Why the size of a podcast audience doesn’t matter as much as marketers think it does

As South Africa’s media landscape fragments further, the value equation is shifting. The real metric isn’t ‘how many’ but ‘who’

 Picture: Austin Distel/Unsplash
Picture: Austin Distel/Unsplash

When brands weigh up podcast sponsorship, the first question is almost always the same: “How many listeners do you have?” 

It’s an instinct marketers and media planners have acquired over decades: equating bigger numbers with bigger impact. But podcasting challenges that thinking. For niche, premium shows in particular, audience size isn’t the most important metric. Influence is. 

Traditional CPM-led media buying rewards scale. But podcasting is different. It’s a medium built on trust and attention, not just impressions. 

Edison Research reveals that podcast listeners in the US average seven to eight hours of listening per week. South Africa is showing similar growth. According to the Infinite Dial South Africa study, monthly podcast listening among metro populations climbed from 10% in 2019 to 26% in 2022. Once tuned in, South Africans are deeply engaged, with an average listener consuming about four episodes per week, often the full episode. 

That depth of attention matters. A million casual listeners who skip ads and tune out messages won’t convert nearly as effectively as 500 loyal listeners who trust the host and have the means to act. 

Podcasting is intimate. Listeners invite hosts into their routines, whether they are on their commute, during workouts or while cooking dinner. This repeated exposure creates familiarity, and familiarity builds influence. For marketers, that influence is often commercially more valuable than reach. 

Engagement is not a fluffy metric; it’s predictive of outcomes. Globally, roughly 80% of podcast listeners consume most or the whole episode, outperforming digital video or social feeds. South African listeners mirror this behaviour, with 66%-68% of adults listening to podcasts for at least an hour weekly, showing habitual and committed engagement. 
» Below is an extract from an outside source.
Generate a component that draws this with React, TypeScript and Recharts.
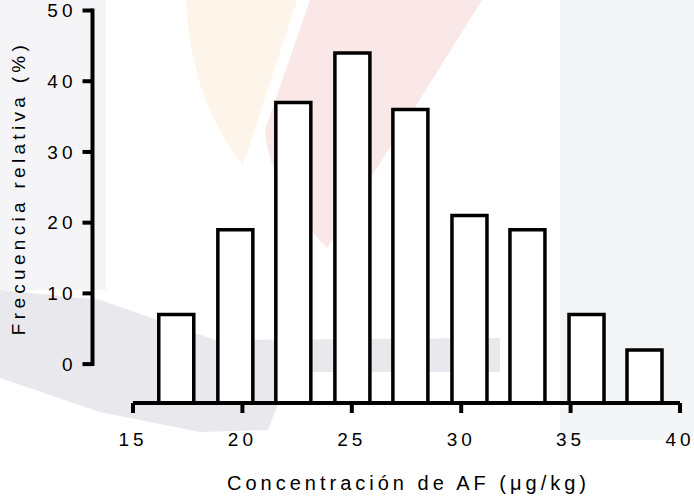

This creates powerful conditions for brands, including higher ad recall, stronger message retention, more meaningful conversions and less perceived clutter compared with TV or YouTube. In other words, podcasts don’t just deliver ears, they deliver attention. 

For marketers, that influence is often commercially more valuable than reach

Mainstream podcasts deliver scale. Niche podcasts deliver precision. When an audience is self-selecting around themes like private banking, fine wine or luxury travel, the sponsoring brand avoids wastage. Every rand works harder because it reaches someone relevant and, in many cases, someone unreachable through traditional media. 

For marketers looking to connect with high net worth individuals, professionals or decision-makers, smaller curated podcasts can outperform mass channels on cost-per-qualified-lead or sales lift. In fact, in South Africa’s high-SEM markets, where radio has long been dominant, niche podcasts now offer complementary precision layer audiences that are affluent, attentive and predisposed to act. 

As South Africa’s media landscape fragments further, the value equation is shifting. The real metric isn’t “how many” but “who”. 

Shrewd South African marketers will increasingly embrace value-based pricing over CPM, reflecting the scarcity of qualified audiences; combine attention metrics with outcomes when measuring return on investment; invest in creative that leverages host trust and contextual alignment; and use niche podcasts to complement radio and TV buys. They will buy reach where it’s cheap and relevance where it’s rare.

The South African podcast market is still young, but it’s growing fast and habits are already entrenched. This is not a speculative play. The average listener is tuning in weekly, consuming multiple episodes and giving brands long, uncluttered stretches of attention. 

Among audiences who trust the host, engage fully and have the means to act, smaller but loyal shows can deliver superior marketing efficiency. The brands that recognise this shift to buying influence, rather than just impressions, will have the advantage; in podcasting, the size of the room doesn’t matter, it’s the quality of the conversation. 

Deirdre King is the founder and CEO of Change Architects. 

The big take-out: The brands that recognise this shift to buying influence, rather than just impressions, will have the advantage; in podcasting, the size of the room doesn’t matter, it’s the quality of the conversation.